[What is needed] Transcribe the lines below verbatim, skipping the images.
+===+
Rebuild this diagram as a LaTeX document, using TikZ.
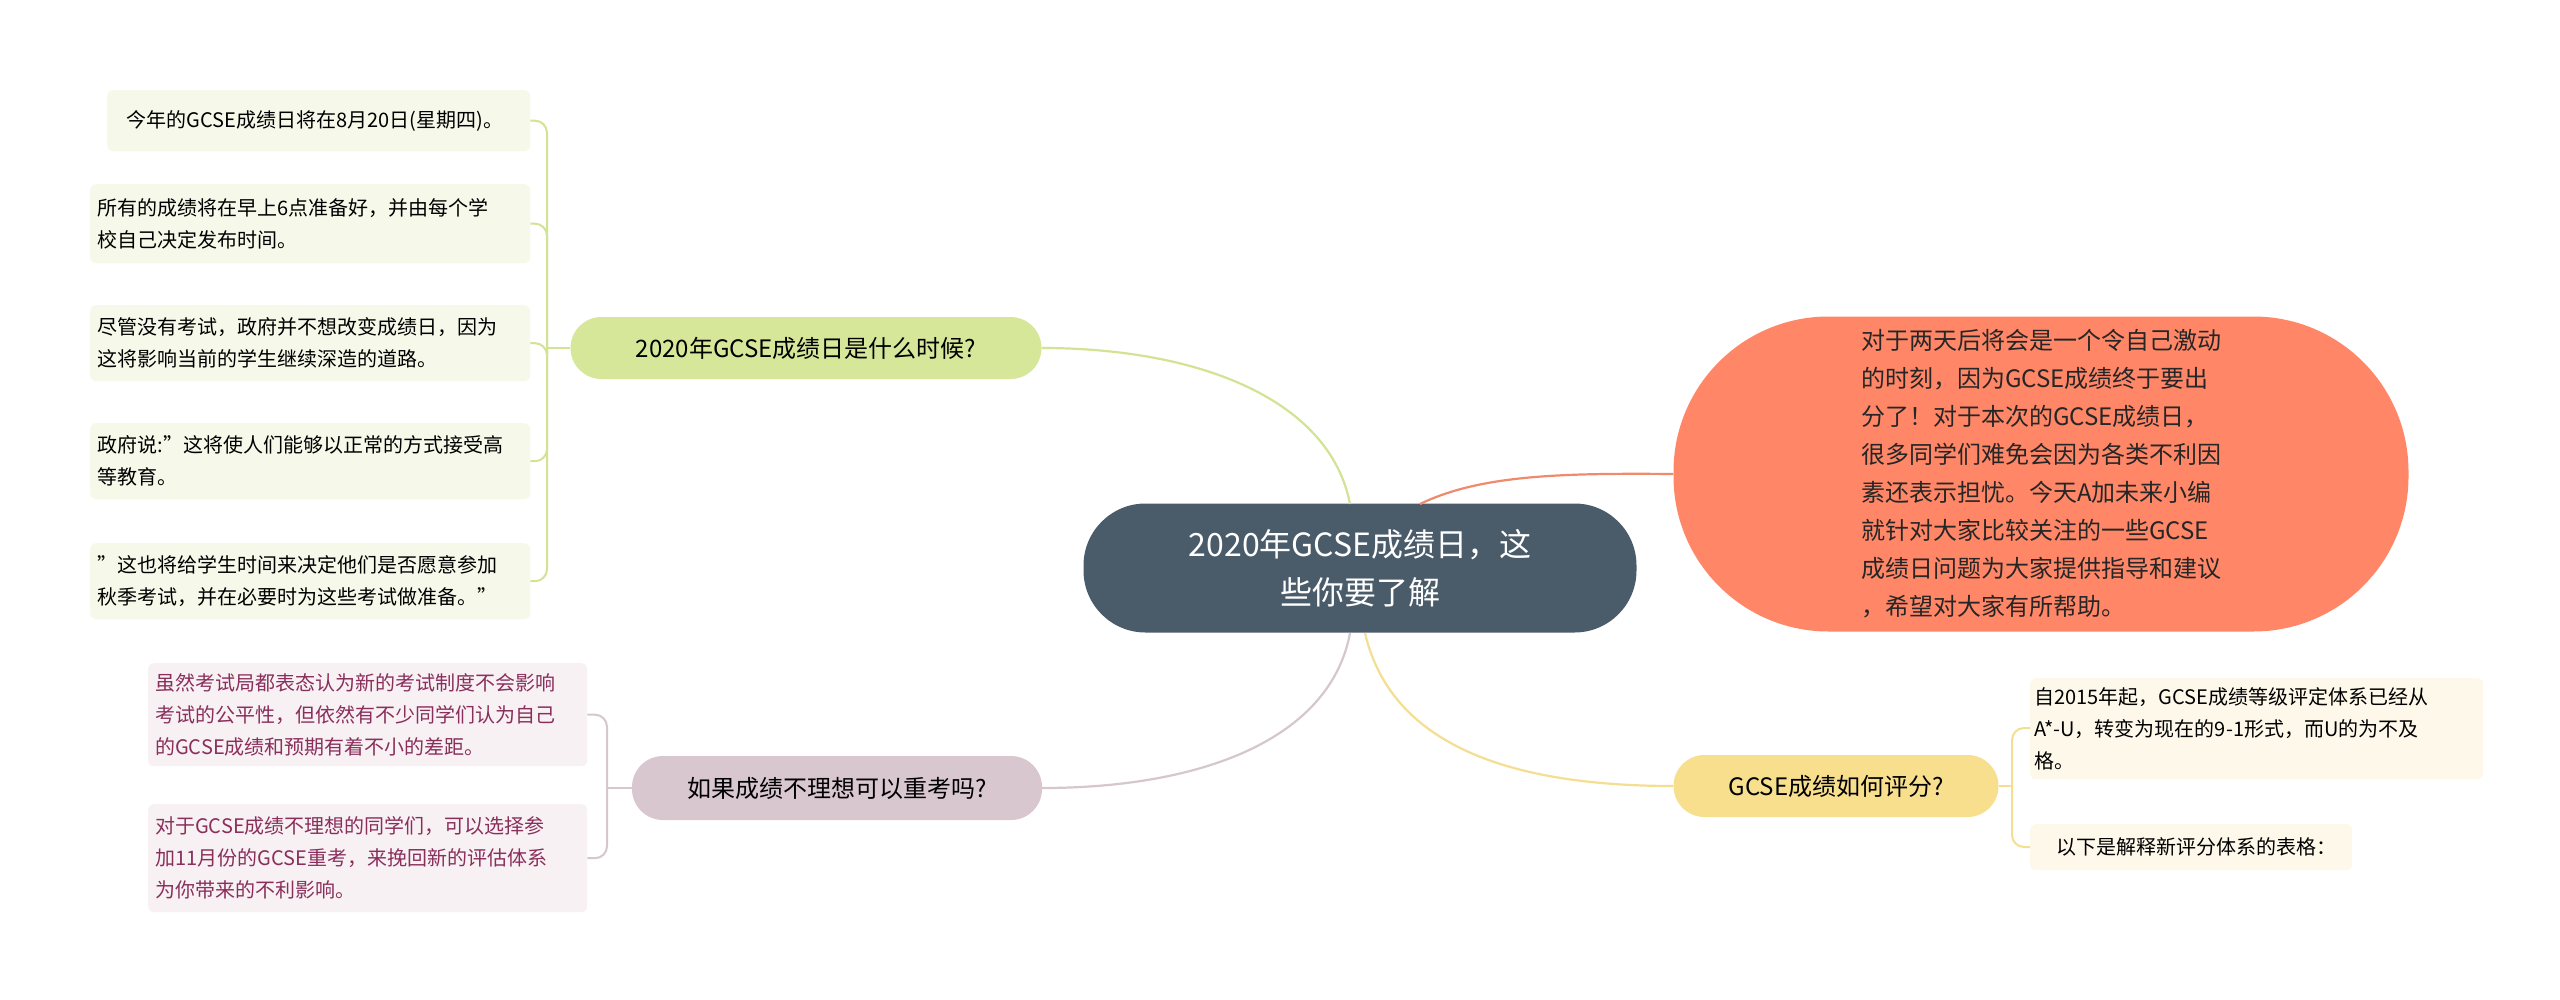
\documentclass[tikz,border=0pt]{standalone}
\usepackage{fontspec}
\setmainfont{Noto Sans CJK SC}
\XeTeXlinebreaklocale "zh"
\newcommand{\qq}{\symbol{34}}
\begin{document}
\begin{tikzpicture}[x=1pt,y=-1pt,
 leaf/.style={rounded corners=6pt,inner sep=0pt,anchor=north west,font=\fontsize{20}{32}\selectfont}]
\definecolor{gB}{HTML}{D6E79A}\definecolor{gL}{HTML}{F6F9EA}\definecolor{gC}{HTML}{D2E394}
\definecolor{pB}{HTML}{D9C7CF}\definecolor{pL}{HTML}{F8F1F4}\definecolor{pC}{HTML}{D6C6CD}\definecolor{pT}{HTML}{8A2F5C}
\definecolor{yB}{HTML}{F8DF8E}\definecolor{yL}{HTML}{FDF8EA}\definecolor{yC}{HTML}{F4DE92}
\definecolor{cN}{HTML}{4A5B6A}\definecolor{oN}{HTML}{FF8767}\definecolor{oC}{HTML}{EF8A6C}
\useasboundingbox (0,0) rectangle (2560,999);
\fill[white] (0,0) rectangle (2560,999);
% center
\node[fill=cN,rounded corners=62pt,minimum width=553pt,minimum height=129pt,text=white,font=\fontsize{32}{48}\selectfont,align=center] (c) at (1360,568) {2020年GCSE成绩日，这\\些你要了解};
% orange
\node[fill=oN,rounded corners=155pt,minimum width=735pt,minimum height=315pt,font=\fontsize{24}{38}\selectfont,align=left,text=black!85] (o) at (2041,474) {对于两天后将会是一个令自己激动\\的时刻，因为GCSE成绩终于要出\\分了！对于本次的GCSE成绩日，\\很多同学们难免会因为各类不利因\\素还表示担忧。今天A加未来小编\\就针对大家比较关注的一些GCSE\\成绩日问题为大家提供指导和建议\\，希望对大家有所帮助。};
% branches
\node[fill=gB,rounded corners=31pt,minimum width=471pt,minimum height=62pt,font=\fontsize{24}{30}\selectfont] (g) at (806,348) {2020年GCSE成绩日是什么时候?};
\node[fill=pB,rounded corners=31pt,minimum width=410pt,minimum height=64pt,font=\fontsize{24}{30}\selectfont] (p) at (837,788) {如果成绩不理想可以重考吗?};
\node[fill=yB,rounded corners=31pt,minimum width=325pt,minimum height=62pt,font=\fontsize{24}{30}\selectfont] (y) at (1836,786) {GCSE成绩如何评分?};
% green leaves
\node[leaf,fill=gL,minimum width=423pt,minimum height=61pt,text width=400pt,align=left] (g1) at (107,90) {\hspace*{8pt}今年的GCSE成绩日将在8月20日(星期四)。};
\node[leaf,fill=gL,minimum width=440pt,minimum height=79pt] (g2) at (90,184) {\parbox{425pt}{所有的成绩将在早上6点准备好，并由每个学\\校自己决定发布时间。}};
\node[leaf,fill=gL,minimum width=440pt,minimum height=76pt] (g3) at (90,305) {\parbox{425pt}{尽管没有考试，政府并不想改变成绩日，因为\\这将影响当前的学生继续深造的道路。}};
\node[leaf,fill=gL,minimum width=440pt,minimum height=76pt] (g4) at (90,423) {\parbox{425pt}{政府说:\qq 这将使人们能够以正常的方式接受高\\等教育。}};
\node[leaf,fill=gL,minimum width=440pt,minimum height=76pt] (g5) at (90,543) {\parbox{425pt}{\qq 这也将给学生时间来决定他们是否愿意参加\\秋季考试，并在必要时为这些考试做准备。\qq}};
% pink leaves
\node[leaf,fill=pL,text=pT,minimum width=439pt,minimum height=103pt] (p1) at (148,663) {\parbox{425pt}{虽然考试局都表态认为新的考试制度不会影响\\考试的公平性，但依然有不少同学们认为自己\\的GCSE成绩和预期有着不小的差距。}};
\node[leaf,fill=pL,text=pT,minimum width=439pt,minimum height=108pt] (p2) at (148,804) {\parbox{425pt}{对于GCSE成绩不理想的同学们，可以选择参\\加11月份的GCSE重考，来挽回新的评估体系\\为你带来的不利影响。}};
% yellow leaves
\node[leaf,fill=yL,minimum width=453pt,minimum height=101pt] (y1) at (2030,678) {\parbox{445pt}{自2015年起，GCSE成绩等级评定体系已经从\\A*-U，转变为现在的9-1形式，而U的为不及\\格。}};
\node[leaf,fill=yL,minimum width=322pt,minimum height=46pt] (y2) at (2030,824) {\hspace*{10pt}以下是解释新评分体系的表格：};
% central connectors
\draw[gC,line width=2.2pt] (1350,504) .. controls (1330,400) and (1200,348) .. (g.east);
\draw[oC,line width=2.2pt] (1420,504) .. controls (1480,475) and (1560,473) .. (o.west);
\draw[yC,line width=2.2pt] (1365,633) .. controls (1390,740) and (1500,786) .. (y.west);
\draw[pC,line width=2.2pt] (1350,633) .. controls (1330,740) and (1200,788) .. (p.east);
% brackets
\coordinate (gj) at (547,348);
\draw[gC,line width=2pt] (g.west) -- (gj);
\foreach \n in {g1,g2,g3,g4,g5}{\draw[gC,line width=2pt,rounded corners=12pt] (gj) |- (\n.east);}
\coordinate (pj) at (607,788);
\draw[pC,line width=2pt] (p.west) -- (pj);
\foreach \n in {p1,p2}{\draw[pC,line width=2pt,rounded corners=12pt] (pj) |- (\n.east);}
\coordinate (yj) at (2012,786);
\draw[yC,line width=2pt] (y.east) -- (yj);
\draw[yC,line width=2pt,rounded corners=12pt] (yj) |- (2030,728);
\draw[yC,line width=2pt,rounded corners=12pt] (yj) |- (2030,847);
\end{tikzpicture}
\end{document}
+===+
[Reply to the task]
Rebuild this diagram as a LaTeX document, using TikZ.
\documentclass[tikz,border=0pt]{standalone}
\usepackage{fontspec}
\setmainfont{Noto Sans CJK SC}
\XeTeXlinebreaklocale "zh"
\newcommand{\qq}{\symbol{34}}
\begin{document}
\begin{tikzpicture}[x=1pt,y=-1pt,
 leaf/.style={rounded corners=6pt,inner sep=0pt,anchor=north west,font=\fontsize{20}{32}\selectfont}]
\definecolor{gB}{HTML}{D6E79A}\definecolor{gL}{HTML}{F6F9EA}\definecolor{gC}{HTML}{D2E394}
\definecolor{pB}{HTML}{D9C7CF}\definecolor{pL}{HTML}{F8F1F4}\definecolor{pC}{HTML}{D6C6CD}\definecolor{pT}{HTML}{8A2F5C}
\definecolor{yB}{HTML}{F8DF8E}\definecolor{yL}{HTML}{FDF8EA}\definecolor{yC}{HTML}{F4DE92}
\definecolor{cN}{HTML}{4A5B6A}\definecolor{oN}{HTML}{FF8767}\definecolor{oC}{HTML}{EF8A6C}
\useasboundingbox (0,0) rectangle (2560,999);
\fill[white] (0,0) rectangle (2560,999);
% center
\node[fill=cN,rounded corners=62pt,minimum width=553pt,minimum height=129pt,text=white,font=\fontsize{32}{48}\selectfont,align=center] (c) at (1360,568) {2020年GCSE成绩日，这\\些你要了解};
% orange
\node[fill=oN,rounded corners=155pt,minimum width=735pt,minimum height=315pt,font=\fontsize{24}{38}\selectfont,align=left,text=black!85] (o) at (2041,474) {对于两天后将会是一个令自己激动\\的时刻，因为GCSE成绩终于要出\\分了！对于本次的GCSE成绩日，\\很多同学们难免会因为各类不利因\\素还表示担忧。今天A加未来小编\\就针对大家比较关注的一些GCSE\\成绩日问题为大家提供指导和建议\\，希望对大家有所帮助。};
% branches
\node[fill=gB,rounded corners=31pt,minimum width=471pt,minimum height=62pt,font=\fontsize{24}{30}\selectfont] (g) at (806,348) {2020年GCSE成绩日是什么时候?};
\node[fill=pB,rounded corners=31pt,minimum width=410pt,minimum height=64pt,font=\fontsize{24}{30}\selectfont] (p) at (837,788) {如果成绩不理想可以重考吗?};
\node[fill=yB,rounded corners=31pt,minimum width=325pt,minimum height=62pt,font=\fontsize{24}{30}\selectfont] (y) at (1836,786) {GCSE成绩如何评分?};
% green leaves
\node[leaf,fill=gL,minimum width=423pt,minimum height=61pt,text width=400pt,align=left] (g1) at (107,90) {\hspace*{8pt}今年的GCSE成绩日将在8月20日(星期四)。};
\node[leaf,fill=gL,minimum width=440pt,minimum height=79pt] (g2) at (90,184) {\parbox{425pt}{所有的成绩将在早上6点准备好，并由每个学\\校自己决定发布时间。}};
\node[leaf,fill=gL,minimum width=440pt,minimum height=76pt] (g3) at (90,305) {\parbox{425pt}{尽管没有考试，政府并不想改变成绩日，因为\\这将影响当前的学生继续深造的道路。}};
\node[leaf,fill=gL,minimum width=440pt,minimum height=76pt] (g4) at (90,423) {\parbox{425pt}{政府说:\qq 这将使人们能够以正常的方式接受高\\等教育。}};
\node[leaf,fill=gL,minimum width=440pt,minimum height=76pt] (g5) at (90,543) {\parbox{425pt}{\qq 这也将给学生时间来决定他们是否愿意参加\\秋季考试，并在必要时为这些考试做准备。\qq}};
% pink leaves
\node[leaf,fill=pL,text=pT,minimum width=439pt,minimum height=103pt] (p1) at (148,663) {\parbox{425pt}{虽然考试局都表态认为新的考试制度不会影响\\考试的公平性，但依然有不少同学们认为自己\\的GCSE成绩和预期有着不小的差距。}};
\node[leaf,fill=pL,text=pT,minimum width=439pt,minimum height=108pt] (p2) at (148,804) {\parbox{425pt}{对于GCSE成绩不理想的同学们，可以选择参\\加11月份的GCSE重考，来挽回新的评估体系\\为你带来的不利影响。}};
% yellow leaves
\node[leaf,fill=yL,minimum width=453pt,minimum height=101pt] (y1) at (2030,678) {\parbox{445pt}{自2015年起，GCSE成绩等级评定体系已经从\\A*-U，转变为现在的9-1形式，而U的为不及\\格。}};
\node[leaf,fill=yL,minimum width=322pt,minimum height=46pt] (y2) at (2030,824) {\hspace*{10pt}以下是解释新评分体系的表格：};
% central connectors
\draw[gC,line width=2.2pt] (1350,504) .. controls (1330,400) and (1200,348) .. (g.east);
\draw[oC,line width=2.2pt] (1420,504) .. controls (1480,475) and (1560,473) .. (o.west);
\draw[yC,line width=2.2pt] (1365,633) .. controls (1390,740) and (1500,786) .. (y.west);
\draw[pC,line width=2.2pt] (1350,633) .. controls (1330,740) and (1200,788) .. (p.east);
% brackets
\coordinate (gj) at (547,348);
\draw[gC,line width=2pt] (g.west) -- (gj);
\foreach \n in {g1,g2,g3,g4,g5}{\draw[gC,line width=2pt,rounded corners=12pt] (gj) |- (\n.east);}
\coordinate (pj) at (607,788);
\draw[pC,line width=2pt] (p.west) -- (pj);
\foreach \n in {p1,p2}{\draw[pC,line width=2pt,rounded corners=12pt] (pj) |- (\n.east);}
\coordinate (yj) at (2012,786);
\draw[yC,line width=2pt] (y.east) -- (yj);
\draw[yC,line width=2pt,rounded corners=12pt] (yj) |- (2030,728);
\draw[yC,line width=2pt,rounded corners=12pt] (yj) |- (2030,847);
\end{tikzpicture}
\end{document}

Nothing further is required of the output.